Re: Svalli gardening 63° N

Posted: Sat Aug 10, 2024 4:58 pm
by bower
I'm in the same boat here with bedrock near the surface. We actually changed the house plans because of it, since I didn't want to blast, and left me with a lot of stairs and split level on the north side where the cellar is under the front porch.
There was still a hump of bedrock in the basement and the cement floor is attached to and covering that. So the one thing I don't have to worry, is foundations sinking or anything like that.

I bet your new garage will be so worth it, and make life easier! Fingers crossed it is all done before any sign of winter.

Re: Svalli gardening 63° N

Posted: Mon Aug 19, 2024 4:31 am
by svalli
I needed slicing tomato for chicken sandwiches, which I made for lunch. I picked then all ripe Pink Gifts and the ripened Big Bubba.
Pink Gift and Big Bubba.jpg
@Cornelius_Gotchberg asked picture of the sliced Big Bubba, but we ate now one of the pink ones and the Big Bubba will be enjoyed later this week.

Pink Gift is quite mild tasting and in my opinion it tastes like watermelon.
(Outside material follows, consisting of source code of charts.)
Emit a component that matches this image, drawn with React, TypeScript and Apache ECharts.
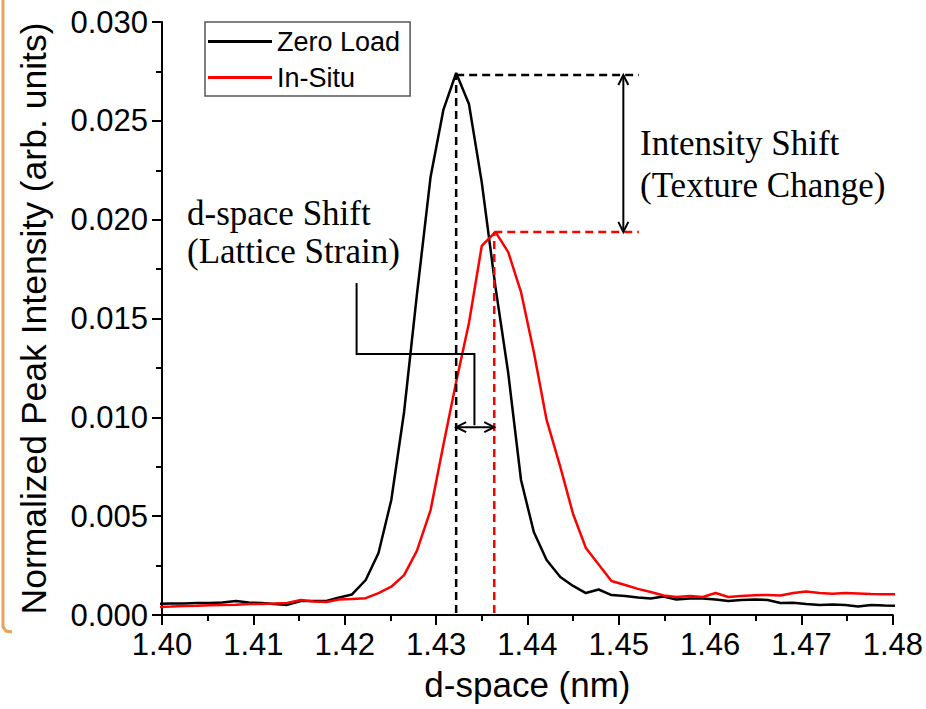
import React, { useEffect, useRef } from "react";
import * as echarts from "echarts";

// d-space sample positions (nm)
const dSpace = [
  1.3995, 1.4010, 1.4024, 1.4038, 1.4052, 1.4066, 1.4081, 1.4095, 1.4109, 1.4123,
  1.4137, 1.4152, 1.4166, 1.4180, 1.4194, 1.4208, 1.4223, 1.4237, 1.4251, 1.4265,
  1.4279, 1.4294, 1.4308, 1.4322, 1.4336, 1.4350, 1.4365, 1.4379, 1.4393, 1.4407,
  1.4421, 1.4436, 1.4450, 1.4464, 1.4478, 1.4492, 1.4507, 1.4521, 1.4535, 1.4549,
  1.4563, 1.4578, 1.4592, 1.4606, 1.4620, 1.4634, 1.4649, 1.4663, 1.4677, 1.4691,
  1.4705, 1.4720, 1.4734, 1.4748, 1.4762, 1.4776, 1.4791, 1.4805,
];

const zeroLoad = [
  0.00056, 0.00058, 0.00058, 0.00061, 0.00061, 0.00063, 0.00071, 0.00063, 0.00061, 0.00056,
  0.00051, 0.00071, 0.00071, 0.00071, 0.00089, 0.00104, 0.00177, 0.00314, 0.00582, 0.01027,
  0.01619, 0.02216, 0.02555, 0.02742, 0.02585, 0.0219, 0.0166, 0.01224, 0.00683, 0.0042,
  0.00278, 0.00192, 0.00147, 0.00111, 0.00129, 0.00101, 0.00096, 0.00089, 0.00084, 0.00094,
  0.00078, 0.00083, 0.00084, 0.00078, 0.00071, 0.00076, 0.00079, 0.00076, 0.00061, 0.00062,
  0.00056, 0.00051, 0.00053, 0.00051, 0.00043, 0.00051, 0.00048, 0.00046,
];

const inSitu = [
  0.0004, 0.00043, 0.00046, 0.00047, 0.00049, 0.00051, 0.00052, 0.00056, 0.00056, 0.00058,
  0.00061, 0.00076, 0.00068, 0.00066, 0.00078, 0.00081, 0.00085, 0.00111, 0.00143, 0.00202,
  0.00324, 0.00531, 0.0086, 0.01179, 0.01477, 0.01867, 0.01938, 0.01836, 0.01634, 0.0133,
  0.00987, 0.00749, 0.00511, 0.00339, 0.00256, 0.00172, 0.00152, 0.00132, 0.00116, 0.00099,
  0.00091, 0.00096, 0.00091, 0.00111, 0.00091, 0.00096, 0.001, 0.00101, 0.00099, 0.00111,
  0.00119, 0.00111, 0.00108, 0.00111, 0.00109, 0.00106, 0.00105, 0.00105,
];

const seriesNames = ["Zero Load", "In-Situ"];
const seriesColors = ["#000000", "#ff0000"];

// annotation anchors in data coordinates
const zeroPeak = [1.4322, 0.02742];
const situPeak = [1.43637, 0.01938];
const guideEndX = 1.4522;
const intensityArrowX = 1.4505;
const bracket = [
  [1.4213, 0.0168],
  [1.4213, 0.0132],
  [1.4342, 0.0132],
  [1.4342, 0.0096],
];
const dArrowY = 0.0095;

const textLines = [
  { text: "Intensity Shift", x: 640, y: 143 },
  { text: "(Texture Change)", x: 640, y: 185 },
  { text: "d-space Shift", x: 187, y: 213 },
  { text: "(Lattice Strain)", x: 187, y: 251 },
];

const SANS = "Arial, 'Liberation Sans', sans-serif";
const SERIF = "'Times New Roman', 'Liberation Serif', serif";

export default function App() {
  const ref = useRef<HTMLDivElement>(null);

  useEffect(() => {
    if (!ref.current) return;
    const chart = echarts.init(ref.current, undefined, { renderer: "svg" });

    const axisCommon = {
      type: "value" as const,
      axisLine: { show: true, lineStyle: { color: "#000", width: 2 } },
      axisTick: { show: true, inside: false, length: 10, lineStyle: { color: "#000", width: 2 } },
      minorTick: { show: true, splitNumber: 2, length: 6, lineStyle: { color: "#000", width: 2 } },
      splitLine: { show: false },
      minorSplitLine: { show: false },
    };

    chart.setOption({
      animation: false,
      backgroundColor: "#ffffff",
      grid: { left: 162, right: 31, top: 22, bottom: 94, containLabel: false },
      legend: {
        orient: "vertical",
        left: 205,
        top: 22,
        padding: [6, 10, 5, 3],
        itemWidth: 64,
        itemHeight: 3,
        itemGap: 9,
        icon: "rect",
        borderColor: "#555",
        borderWidth: 1.5,
        backgroundColor: "#fff",
        textStyle: { fontSize: 27, fontFamily: SANS, color: "#000" },
        data: seriesNames,
      },
      xAxis: {
        ...axisCommon,
        min: 1.4,
        max: 1.48,
        interval: 0.01,
        axisLabel: {
          fontSize: 31,
          fontFamily: SANS,
          color: "#000",
          margin: 14,
          formatter: (v: number) => v.toFixed(2),
        },
        name: "d-space (nm)",
        nameLocation: "middle",
        nameGap: 52,
        nameTextStyle: { fontSize: 35, fontFamily: SANS, color: "#000" },
      },
      yAxis: {
        ...axisCommon,
        min: 0,
        max: 0.03,
        interval: 0.005,
        axisLabel: {
          fontSize: 31,
          fontFamily: SANS,
          color: "#000",
          margin: 14,
          formatter: (v: number) => v.toFixed(3),
        },
        name: "Normalized Peak Intensity (arb. units)",
        nameLocation: "middle",
        nameGap: 110,
        nameTextStyle: { fontSize: 35.5, fontFamily: SANS, color: "#000" },
      },
      series: [zeroLoad, inSitu].map((vals, i) => ({
        name: seriesNames[i],
        type: "line",
        data: dSpace.map((x, j) => [x, vals[j]]),
        showSymbol: false,
        symbol: "none",
        lineStyle: { color: seriesColors[i], width: 2.5 },
        itemStyle: { color: seriesColors[i] },
        clip: true,
        z: 2,
      })),
    });

    const P = (x: number, y: number) =>
      chart.convertToPixel({ gridIndex: 0 }, [x, y]) as number[];

    const line = (pts: number[][], color: string, dashed: boolean, width = 2.5) => ({
      type: "polyline",
      shape: { points: pts },
      style: {
        stroke: color,
        fill: null,
        lineWidth: width,
        lineDash: dashed ? [8, 5] : null,
      },
      z: 10,
    });

    const zp = P(zeroPeak[0], zeroPeak[1]);
    const zb = P(zeroPeak[0], 0.0001);
    const sp = P(situPeak[0], situPeak[1]);
    const sb = P(situPeak[0], 0.0001);
    const ze = P(guideEndX, zeroPeak[1] - 0.0001);
    const zs = P(zeroPeak[0], zeroPeak[1] - 0.0001);
    const se = P(guideEndX, situPeak[1]);

    const a1 = P(intensityArrowX, zeroPeak[1] - 0.0001);
    const a2 = P(intensityArrowX, situPeak[1]);
    const b = bracket.map((p) => P(p[0], p[1]));
    const h1 = P(zeroPeak[0], dArrowY);
    const h2 = P(situPeak[0], dArrowY);

    const hw = 5;
    const hl = 10;
    const graphics: any[] = [
      // slide frame edge
      {
        type: "polyline",
        shape: { points: [[3, 0], [3, 627], [6, 631], [12, 632]] },
        style: { stroke: "#E8A25E", fill: null, lineWidth: 3 },
        z: 10,
      },
      line([zb, zp], "#000", true),
      line([zs, ze], "#000", true),
      line([sb, sp], "#ff0000", true),
      line([sp, se], "#ff0000", true),
      // intensity double arrow
      line([a1, a2], "#000", false, 2),
      line([[a1[0] - hw, a1[1] + hl], a1, [a1[0] + hw, a1[1] + hl]], "#000", false, 2),
      line([[a2[0] - hw, a2[1] - hl], a2, [a2[0] + hw, a2[1] - hl]], "#000", false, 2),
      // bracket
      line(b, "#000", false, 2),
      // d-space double arrow
      line([h1, h2], "#000", false, 2),
      line([[h1[0] + hl, h1[1] - hw], h1, [h1[0] + hl, h1[1] + hw]], "#000", false, 2),
      line([[h2[0] - hl, h2[1] - hw], h2, [h2[0] - hl, h2[1] + hw]], "#000", false, 2),
      ...textLines.map((t) => ({
        type: "text",
        x: t.x,
        y: t.y,
        style: {
          text: t.text,
          fontSize: 35,
          fontFamily: SERIF,
          fill: "#000",
          align: "left",
          verticalAlign: "middle",
        },
        z: 10,
      })),
    ];

    chart.setOption({ graphic: graphics });

    return () => chart.dispose();
  }, []);

  return (
    <div
      ref={ref}
      style={{ position: "fixed", left: 0, top: 0, width: 926, height: 709, background: "#fff" }}
    />
  );
}
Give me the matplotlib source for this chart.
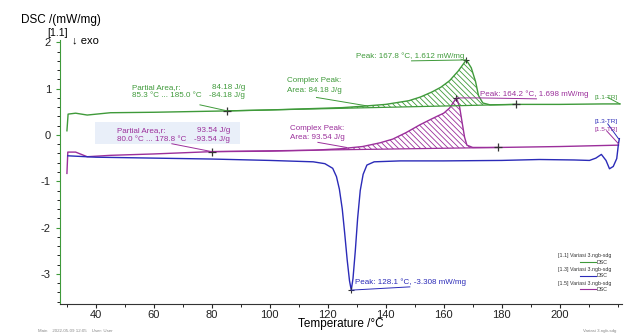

This is the first ripe Pink Gift, which we had last week with burgers. It weighed 360 grams.
Pink Gift sliced.jpg

Re: Svalli gardening 63° N

Posted: Mon Aug 19, 2024 6:15 am
by Cornelius_Gotchberg
@svalli the Pink Gift looks really meaty; ours are all still greenies.

The Gotch

Re: Svalli gardening 63° N

Posted: Mon Aug 19, 2024 8:51 am
by JayneR13
I also use a greenhouse rack for drying, everything from onions to seeds. It's really very handy! It was formerly used as a Martha tent to grow mushrooms. When I closed that project I repurposed the racks. My Aerogarden sits on the top shelf since the electrical outlet is close by.

Lovely maters! There's nothing like home grown. Having once tasted a home grown tomato, no store bought will ever bring the same satisfaction.